-- start Material --

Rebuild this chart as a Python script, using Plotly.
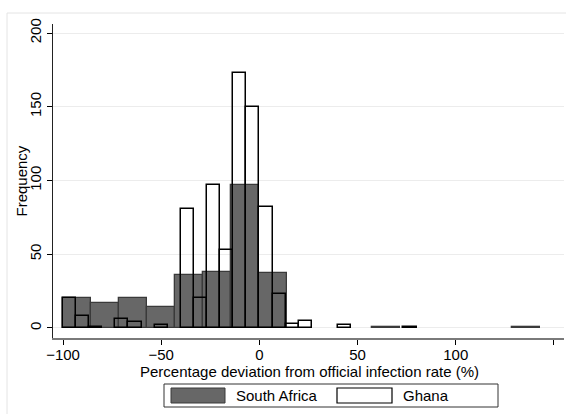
import plotly.graph_objects as go

# ---- data ----
sa_start, sa_width = -100.0, 100.0 / 7
sa_counts = [20, 17, 20, 14, 36, 38, 97, 37, 0, 0, 0, 1, 0, 0, 0, 0, 1]

gh_start, gh_width = -100.0, 100.0 / 15
gh_counts = [20, 8, 1, 0, 6, 4, 0, 2, 0, 81, 20, 97, 53, 173, 150,
             82, 23, 3, 5, 0, 0, 2, 0, 0, 0, 0, 1]

x_ticks = [-100, -50, 0, 50, 100, 150]
y_ticks = [0, 50, 100, 150, 200]

x_title = "Percentage deviation from official infection rate (%)"
y_title = "Frequency"

W, H = 566, 414
L, R, T, B = 53, 564, 24, 338   # plot area in pixels


def px(x):
    return (x - L) / (R - L)


def py(y):
    return (B - y) / (B - T)


def centers(start, width, n):
    return [start + width * (i + 0.5) for i in range(n)]


def nz(vals):
    return [v if v > 0 else None for v in vals]


FONT = "Liberation Sans, Arial, sans-serif"
FS = 15
GREY = "#676767"

fig = go.Figure()
fig.add_trace(go.Bar(
    x=centers(sa_start, sa_width, len(sa_counts)), y=nz(sa_counts),
    width=sa_width, name="South Africa",
    marker=dict(color=GREY, line=dict(color="#3a3a3a", width=1.3)),
    showlegend=False))
fig.add_trace(go.Bar(
    x=centers(gh_start, gh_width, len(gh_counts)), y=nz(gh_counts),
    width=gh_width, name="Ghana",
    marker=dict(color="rgba(0,0,0,0)", line=dict(color="#000000", width=1.5)),
    showlegend=False))

shapes = [
    # outer graph-region frame
    dict(type="rect", xref="paper", yref="paper",
         x0=px(7), x1=px(575), y0=py(425), y1=py(13),
         line=dict(color="#e4e4e4", width=1), fillcolor="rgba(0,0,0,0)",
         layer="below"),
    # legend box
    dict(type="rect", xref="paper", yref="paper",
         x0=px(164), x1=px(498), y0=py(407), y1=py(384),
         line=dict(color="#333333", width=1), fillcolor="white"),
    dict(type="rect", xref="paper", yref="paper",
         x0=px(171), x1=px(225), y0=py(403), y1=py(388),
         line=dict(color="#3a3a3a", width=1), fillcolor=GREY),
    dict(type="rect", xref="paper", yref="paper",
         x0=px(337), x1=px(392), y0=py(403), y1=py(388),
         line=dict(color="#000000", width=1.2), fillcolor="white"),
]

annotations = [
    dict(text=x_title, xref="paper", yref="paper", x=px(309), y=py(371),
         xanchor="center", yanchor="middle", showarrow=False,
         font=dict(family=FONT, size=FS, color="#000")),
    dict(text=y_title, xref="paper", yref="paper", x=px(20.5), y=py(181),
         xanchor="center", yanchor="middle", showarrow=False, textangle=-90,
         font=dict(family=FONT, size=FS, color="#000")),
    dict(text="South Africa", xref="paper", yref="paper", x=px(234), y=py(395.5),
         xanchor="left", yanchor="middle", showarrow=False,
         font=dict(family=FONT, size=FS, color="#000")),
    dict(text="Ghana", xref="paper", yref="paper", x=px(401), y=py(395.5),
         xanchor="left", yanchor="middle", showarrow=False,
         font=dict(family=FONT, size=FS, color="#000")),
]

fig.update_layout(
    width=W, height=H,
    margin=dict(l=L, r=W - R, t=T, b=H - B, pad=0),
    paper_bgcolor="white", plot_bgcolor="white",
    barmode="overlay", bargap=0,
    font=dict(family=FONT, size=FS, color="#000"),
    shapes=shapes, annotations=annotations,
    xaxis=dict(range=[-105.1, 155.1], tickvals=x_ticks, ticks="outside",
               ticklen=5, tickcolor="#000", showgrid=False, zeroline=False,
               showline=True, linecolor="#7a7a7a", linewidth=1.5,
               ticklabelstandoff=-3, tickfont=dict(size=FS)),
    yaxis=dict(range=[-6.8, 206.1], tickvals=y_ticks, ticks="outside",
               ticklen=5, tickcolor="#000", tickangle=-90,
               showgrid=True, gridcolor="#ececec", gridwidth=1,
               zeroline=False, showline=True, linecolor="#222", linewidth=1,
               tickfont=dict(size=FS)),
)

fig.write_html("out.html")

-- end Material --

_Written problem:_
Ignore the images and quote every line of the listing exactly.

_Exercise answer:_
Rebuild this chart as a Python script, using Plotly.
import plotly.graph_objects as go

# ---- data ----
sa_start, sa_width = -100.0, 100.0 / 7
sa_counts = [20, 17, 20, 14, 36, 38, 97, 37, 0, 0, 0, 1, 0, 0, 0, 0, 1]

gh_start, gh_width = -100.0, 100.0 / 15
gh_counts = [20, 8, 1, 0, 6, 4, 0, 2, 0, 81, 20, 97, 53, 173, 150,
             82, 23, 3, 5, 0, 0, 2, 0, 0, 0, 0, 1]

x_ticks = [-100, -50, 0, 50, 100, 150]
y_ticks = [0, 50, 100, 150, 200]

x_title = "Percentage deviation from official infection rate (%)"
y_title = "Frequency"

W, H = 566, 414
L, R, T, B = 53, 564, 24, 338   # plot area in pixels


def px(x):
    return (x - L) / (R - L)


def py(y):
    return (B - y) / (B - T)


def centers(start, width, n):
    return [start + width * (i + 0.5) for i in range(n)]


def nz(vals):
    return [v if v > 0 else None for v in vals]


FONT = "Liberation Sans, Arial, sans-serif"
FS = 15
GREY = "#676767"

fig = go.Figure()
fig.add_trace(go.Bar(
    x=centers(sa_start, sa_width, len(sa_counts)), y=nz(sa_counts),
    width=sa_width, name="South Africa",
    marker=dict(color=GREY, line=dict(color="#3a3a3a", width=1.3)),
    showlegend=False))
fig.add_trace(go.Bar(
    x=centers(gh_start, gh_width, len(gh_counts)), y=nz(gh_counts),
    width=gh_width, name="Ghana",
    marker=dict(color="rgba(0,0,0,0)", line=dict(color="#000000", width=1.5)),
    showlegend=False))

shapes = [
    # outer graph-region frame
    dict(type="rect", xref="paper", yref="paper",
         x0=px(7), x1=px(575), y0=py(425), y1=py(13),
         line=dict(color="#e4e4e4", width=1), fillcolor="rgba(0,0,0,0)",
         layer="below"),
    # legend box
    dict(type="rect", xref="paper", yref="paper",
         x0=px(164), x1=px(498), y0=py(407), y1=py(384),
         line=dict(color="#333333", width=1), fillcolor="white"),
    dict(type="rect", xref="paper", yref="paper",
         x0=px(171), x1=px(225), y0=py(403), y1=py(388),
         line=dict(color="#3a3a3a", width=1), fillcolor=GREY),
    dict(type="rect", xref="paper", yref="paper",
         x0=px(337), x1=px(392), y0=py(403), y1=py(388),
         line=dict(color="#000000", width=1.2), fillcolor="white"),
]

annotations = [
    dict(text=x_title, xref="paper", yref="paper", x=px(309), y=py(371),
         xanchor="center", yanchor="middle", showarrow=False,
         font=dict(family=FONT, size=FS, color="#000")),
    dict(text=y_title, xref="paper", yref="paper", x=px(20.5), y=py(181),
         xanchor="center", yanchor="middle", showarrow=False, textangle=-90,
         font=dict(family=FONT, size=FS, color="#000")),
    dict(text="South Africa", xref="paper", yref="paper", x=px(234), y=py(395.5),
         xanchor="left", yanchor="middle", showarrow=False,
         font=dict(family=FONT, size=FS, color="#000")),
    dict(text="Ghana", xref="paper", yref="paper", x=px(401), y=py(395.5),
         xanchor="left", yanchor="middle", showarrow=False,
         font=dict(family=FONT, size=FS, color="#000")),
]

fig.update_layout(
    width=W, height=H,
    margin=dict(l=L, r=W - R, t=T, b=H - B, pad=0),
    paper_bgcolor="white", plot_bgcolor="white",
    barmode="overlay", bargap=0,
    font=dict(family=FONT, size=FS, color="#000"),
    shapes=shapes, annotations=annotations,
    xaxis=dict(range=[-105.1, 155.1], tickvals=x_ticks, ticks="outside",
               ticklen=5, tickcolor="#000", showgrid=False, zeroline=False,
               showline=True, linecolor="#7a7a7a", linewidth=1.5,
               ticklabelstandoff=-3, tickfont=dict(size=FS)),
    yaxis=dict(range=[-6.8, 206.1], tickvals=y_ticks, ticks="outside",
               ticklen=5, tickcolor="#000", tickangle=-90,
               showgrid=True, gridcolor="#ececec", gridwidth=1,
               zeroline=False, showline=True, linecolor="#222", linewidth=1,
               tickfont=dict(size=FS)),
)

fig.write_html("out.html")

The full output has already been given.